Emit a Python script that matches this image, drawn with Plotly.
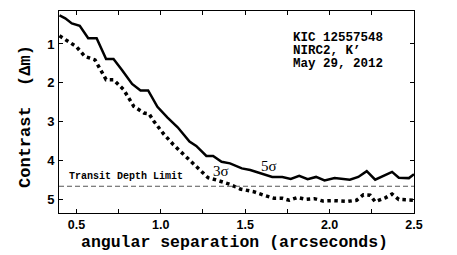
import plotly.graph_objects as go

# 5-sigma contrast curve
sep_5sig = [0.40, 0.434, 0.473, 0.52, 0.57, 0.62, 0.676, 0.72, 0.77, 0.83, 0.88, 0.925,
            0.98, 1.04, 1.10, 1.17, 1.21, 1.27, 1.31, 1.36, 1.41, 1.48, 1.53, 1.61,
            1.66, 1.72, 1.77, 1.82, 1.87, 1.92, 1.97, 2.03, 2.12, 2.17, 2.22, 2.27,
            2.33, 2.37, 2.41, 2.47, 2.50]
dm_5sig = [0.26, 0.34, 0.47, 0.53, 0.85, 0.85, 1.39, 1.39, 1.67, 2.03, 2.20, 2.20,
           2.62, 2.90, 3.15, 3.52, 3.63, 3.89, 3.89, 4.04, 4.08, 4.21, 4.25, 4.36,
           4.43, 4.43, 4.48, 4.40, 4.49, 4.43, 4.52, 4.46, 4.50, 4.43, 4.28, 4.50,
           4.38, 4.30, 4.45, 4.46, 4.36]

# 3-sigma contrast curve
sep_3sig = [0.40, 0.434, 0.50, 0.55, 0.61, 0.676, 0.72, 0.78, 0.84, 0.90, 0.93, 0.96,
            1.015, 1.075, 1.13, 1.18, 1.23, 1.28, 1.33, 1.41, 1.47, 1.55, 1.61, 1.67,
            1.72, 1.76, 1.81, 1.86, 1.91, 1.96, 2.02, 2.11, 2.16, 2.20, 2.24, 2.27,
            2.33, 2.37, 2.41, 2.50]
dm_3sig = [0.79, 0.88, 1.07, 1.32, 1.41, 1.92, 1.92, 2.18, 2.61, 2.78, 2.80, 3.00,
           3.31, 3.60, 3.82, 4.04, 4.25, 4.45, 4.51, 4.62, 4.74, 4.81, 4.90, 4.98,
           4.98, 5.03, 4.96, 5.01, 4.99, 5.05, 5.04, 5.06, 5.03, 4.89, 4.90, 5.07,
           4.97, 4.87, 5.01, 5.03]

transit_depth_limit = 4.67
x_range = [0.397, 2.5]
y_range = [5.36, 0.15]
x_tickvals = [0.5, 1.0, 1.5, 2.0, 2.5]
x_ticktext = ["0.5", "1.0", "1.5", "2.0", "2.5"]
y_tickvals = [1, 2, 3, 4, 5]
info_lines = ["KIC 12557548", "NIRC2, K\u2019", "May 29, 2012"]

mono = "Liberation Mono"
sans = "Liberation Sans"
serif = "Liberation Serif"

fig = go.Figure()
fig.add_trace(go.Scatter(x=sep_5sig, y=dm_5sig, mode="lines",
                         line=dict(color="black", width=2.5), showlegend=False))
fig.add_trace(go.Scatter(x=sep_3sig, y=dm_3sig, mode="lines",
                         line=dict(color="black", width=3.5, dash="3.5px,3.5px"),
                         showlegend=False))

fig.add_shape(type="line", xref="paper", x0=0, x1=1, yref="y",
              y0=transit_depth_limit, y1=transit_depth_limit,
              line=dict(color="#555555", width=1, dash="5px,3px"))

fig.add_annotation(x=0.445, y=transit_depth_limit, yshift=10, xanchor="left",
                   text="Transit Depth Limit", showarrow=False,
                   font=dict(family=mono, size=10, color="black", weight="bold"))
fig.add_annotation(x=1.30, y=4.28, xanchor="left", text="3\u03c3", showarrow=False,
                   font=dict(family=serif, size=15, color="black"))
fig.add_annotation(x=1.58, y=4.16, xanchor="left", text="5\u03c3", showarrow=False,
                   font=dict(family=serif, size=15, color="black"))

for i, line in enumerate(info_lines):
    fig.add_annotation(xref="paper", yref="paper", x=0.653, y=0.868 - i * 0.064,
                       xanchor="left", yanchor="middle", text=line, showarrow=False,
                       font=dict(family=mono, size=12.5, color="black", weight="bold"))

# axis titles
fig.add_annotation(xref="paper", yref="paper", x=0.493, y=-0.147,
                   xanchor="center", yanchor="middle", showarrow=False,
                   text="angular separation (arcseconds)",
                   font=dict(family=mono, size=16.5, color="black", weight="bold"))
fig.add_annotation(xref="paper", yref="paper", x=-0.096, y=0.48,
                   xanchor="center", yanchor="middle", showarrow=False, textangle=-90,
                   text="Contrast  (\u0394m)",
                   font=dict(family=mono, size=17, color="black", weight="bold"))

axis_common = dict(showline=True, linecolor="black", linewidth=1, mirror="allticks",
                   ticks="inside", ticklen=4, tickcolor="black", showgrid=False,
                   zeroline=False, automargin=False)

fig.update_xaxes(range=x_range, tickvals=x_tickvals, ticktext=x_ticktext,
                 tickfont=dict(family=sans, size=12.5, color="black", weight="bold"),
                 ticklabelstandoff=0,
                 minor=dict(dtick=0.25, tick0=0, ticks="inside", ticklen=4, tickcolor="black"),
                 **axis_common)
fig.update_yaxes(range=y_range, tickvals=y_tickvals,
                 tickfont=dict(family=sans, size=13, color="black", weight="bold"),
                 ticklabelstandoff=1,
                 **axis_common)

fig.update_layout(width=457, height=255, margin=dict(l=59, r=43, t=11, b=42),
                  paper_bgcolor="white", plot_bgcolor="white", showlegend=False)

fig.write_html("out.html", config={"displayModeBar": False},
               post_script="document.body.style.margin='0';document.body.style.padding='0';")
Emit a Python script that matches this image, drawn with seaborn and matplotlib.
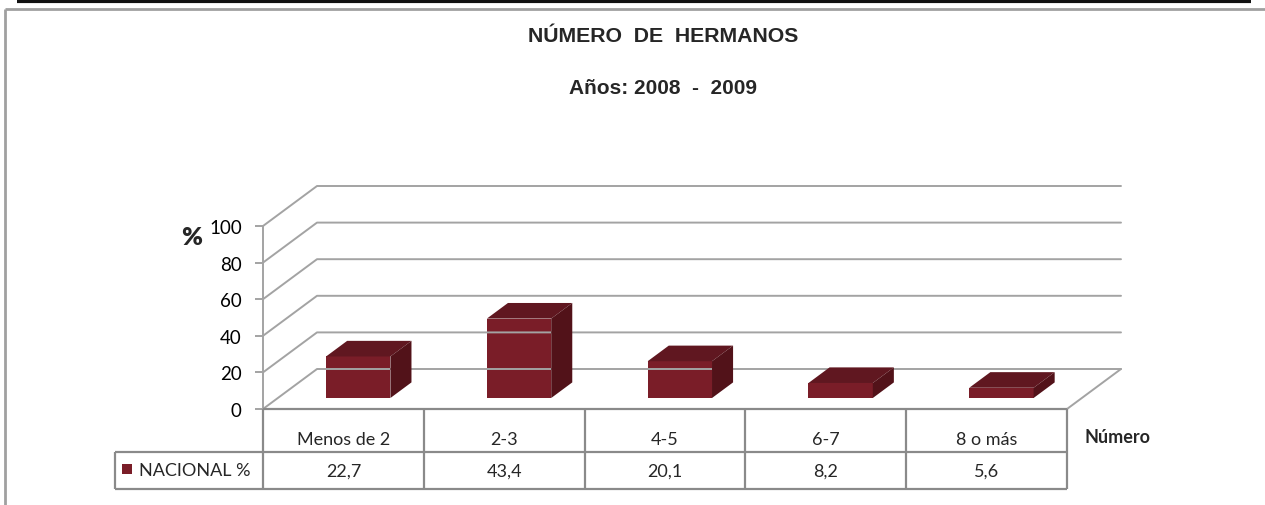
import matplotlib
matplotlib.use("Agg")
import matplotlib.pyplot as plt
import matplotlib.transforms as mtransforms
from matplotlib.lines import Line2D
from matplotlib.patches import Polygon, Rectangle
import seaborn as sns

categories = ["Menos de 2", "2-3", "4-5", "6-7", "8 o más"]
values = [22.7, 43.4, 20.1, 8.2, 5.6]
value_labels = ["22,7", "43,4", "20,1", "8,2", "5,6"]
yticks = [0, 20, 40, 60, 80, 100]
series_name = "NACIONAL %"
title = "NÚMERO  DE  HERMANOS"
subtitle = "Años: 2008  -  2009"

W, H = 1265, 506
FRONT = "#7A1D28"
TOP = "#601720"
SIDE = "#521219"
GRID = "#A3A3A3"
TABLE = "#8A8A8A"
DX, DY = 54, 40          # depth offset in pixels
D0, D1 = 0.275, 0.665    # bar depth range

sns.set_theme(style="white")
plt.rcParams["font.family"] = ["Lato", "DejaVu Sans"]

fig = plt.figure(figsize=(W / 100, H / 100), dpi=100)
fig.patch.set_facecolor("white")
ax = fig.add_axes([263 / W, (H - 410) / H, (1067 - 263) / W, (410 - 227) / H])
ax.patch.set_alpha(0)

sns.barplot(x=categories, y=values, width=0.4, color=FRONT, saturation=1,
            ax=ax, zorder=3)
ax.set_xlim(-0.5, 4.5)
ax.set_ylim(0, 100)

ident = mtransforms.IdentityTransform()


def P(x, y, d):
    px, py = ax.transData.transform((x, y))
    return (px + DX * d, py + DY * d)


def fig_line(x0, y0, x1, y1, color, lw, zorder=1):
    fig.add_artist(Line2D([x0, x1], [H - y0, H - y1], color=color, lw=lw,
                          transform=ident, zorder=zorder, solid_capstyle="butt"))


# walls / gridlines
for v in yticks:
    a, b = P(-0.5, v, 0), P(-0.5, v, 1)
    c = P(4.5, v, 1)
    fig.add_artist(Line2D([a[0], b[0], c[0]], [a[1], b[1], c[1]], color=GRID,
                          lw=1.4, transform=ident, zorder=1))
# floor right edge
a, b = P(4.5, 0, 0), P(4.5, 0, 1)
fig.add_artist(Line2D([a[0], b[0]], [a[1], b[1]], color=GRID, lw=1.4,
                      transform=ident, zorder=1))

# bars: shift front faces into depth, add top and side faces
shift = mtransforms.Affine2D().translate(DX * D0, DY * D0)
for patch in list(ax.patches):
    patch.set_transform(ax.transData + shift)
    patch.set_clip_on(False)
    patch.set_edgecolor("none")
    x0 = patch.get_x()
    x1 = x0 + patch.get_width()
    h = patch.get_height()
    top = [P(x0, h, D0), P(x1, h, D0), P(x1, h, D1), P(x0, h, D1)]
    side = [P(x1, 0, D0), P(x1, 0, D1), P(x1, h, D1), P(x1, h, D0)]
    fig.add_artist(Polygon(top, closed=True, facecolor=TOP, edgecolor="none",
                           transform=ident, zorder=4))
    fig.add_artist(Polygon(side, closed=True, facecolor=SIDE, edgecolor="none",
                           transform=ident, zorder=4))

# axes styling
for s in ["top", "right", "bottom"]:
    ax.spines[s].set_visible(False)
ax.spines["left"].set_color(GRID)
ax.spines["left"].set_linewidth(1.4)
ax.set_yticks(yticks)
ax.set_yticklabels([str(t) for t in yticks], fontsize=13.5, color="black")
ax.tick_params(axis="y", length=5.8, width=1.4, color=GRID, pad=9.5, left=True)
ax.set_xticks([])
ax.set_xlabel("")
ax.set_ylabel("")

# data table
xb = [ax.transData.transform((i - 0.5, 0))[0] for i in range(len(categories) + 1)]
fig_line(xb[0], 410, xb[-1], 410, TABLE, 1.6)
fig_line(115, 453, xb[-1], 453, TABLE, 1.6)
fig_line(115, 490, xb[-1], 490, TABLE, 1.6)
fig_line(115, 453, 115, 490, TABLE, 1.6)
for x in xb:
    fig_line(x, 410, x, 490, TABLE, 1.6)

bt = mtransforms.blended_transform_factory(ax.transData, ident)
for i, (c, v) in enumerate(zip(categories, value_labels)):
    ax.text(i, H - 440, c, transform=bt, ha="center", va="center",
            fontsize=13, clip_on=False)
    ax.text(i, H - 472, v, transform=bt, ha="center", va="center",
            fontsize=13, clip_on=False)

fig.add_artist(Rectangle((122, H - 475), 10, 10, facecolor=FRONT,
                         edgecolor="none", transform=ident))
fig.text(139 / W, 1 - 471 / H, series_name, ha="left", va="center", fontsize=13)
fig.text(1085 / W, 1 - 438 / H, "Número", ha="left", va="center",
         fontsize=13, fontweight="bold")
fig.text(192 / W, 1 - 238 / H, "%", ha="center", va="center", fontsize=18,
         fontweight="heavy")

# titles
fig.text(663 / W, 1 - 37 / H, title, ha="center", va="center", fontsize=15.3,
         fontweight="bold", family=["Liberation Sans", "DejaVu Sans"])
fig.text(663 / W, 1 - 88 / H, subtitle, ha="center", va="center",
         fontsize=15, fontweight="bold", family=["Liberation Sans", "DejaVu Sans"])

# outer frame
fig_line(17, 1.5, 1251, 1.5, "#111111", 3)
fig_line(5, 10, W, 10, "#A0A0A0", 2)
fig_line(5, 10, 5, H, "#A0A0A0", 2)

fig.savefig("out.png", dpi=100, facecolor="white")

TASK DETAILS:
Make an exact copy of the lines from the one with "Emit a Python script that matches this image, drawn with seaborn" through the one with "ax.patch.set_alpha(0)", both ends in, and nothing else. Drop every picture.

FINISHED TASK:
Emit a Python script that matches this image, drawn with seaborn and matplotlib.
import matplotlib
matplotlib.use("Agg")
import matplotlib.pyplot as plt
import matplotlib.transforms as mtransforms
from matplotlib.lines import Line2D
from matplotlib.patches import Polygon, Rectangle
import seaborn as sns

categories = ["Menos de 2", "2-3", "4-5", "6-7", "8 o más"]
values = [22.7, 43.4, 20.1, 8.2, 5.6]
value_labels = ["22,7", "43,4", "20,1", "8,2", "5,6"]
yticks = [0, 20, 40, 60, 80, 100]
series_name = "NACIONAL %"
title = "NÚMERO  DE  HERMANOS"
subtitle = "Años: 2008  -  2009"

W, H = 1265, 506
FRONT = "#7A1D28"
TOP = "#601720"
SIDE = "#521219"
GRID = "#A3A3A3"
TABLE = "#8A8A8A"
DX, DY = 54, 40          # depth offset in pixels
D0, D1 = 0.275, 0.665    # bar depth range

sns.set_theme(style="white")
plt.rcParams["font.family"] = ["Lato", "DejaVu Sans"]

fig = plt.figure(figsize=(W / 100, H / 100), dpi=100)
fig.patch.set_facecolor("white")
ax = fig.add_axes([263 / W, (H - 410) / H, (1067 - 263) / W, (410 - 227) / H])
ax.patch.set_alpha(0)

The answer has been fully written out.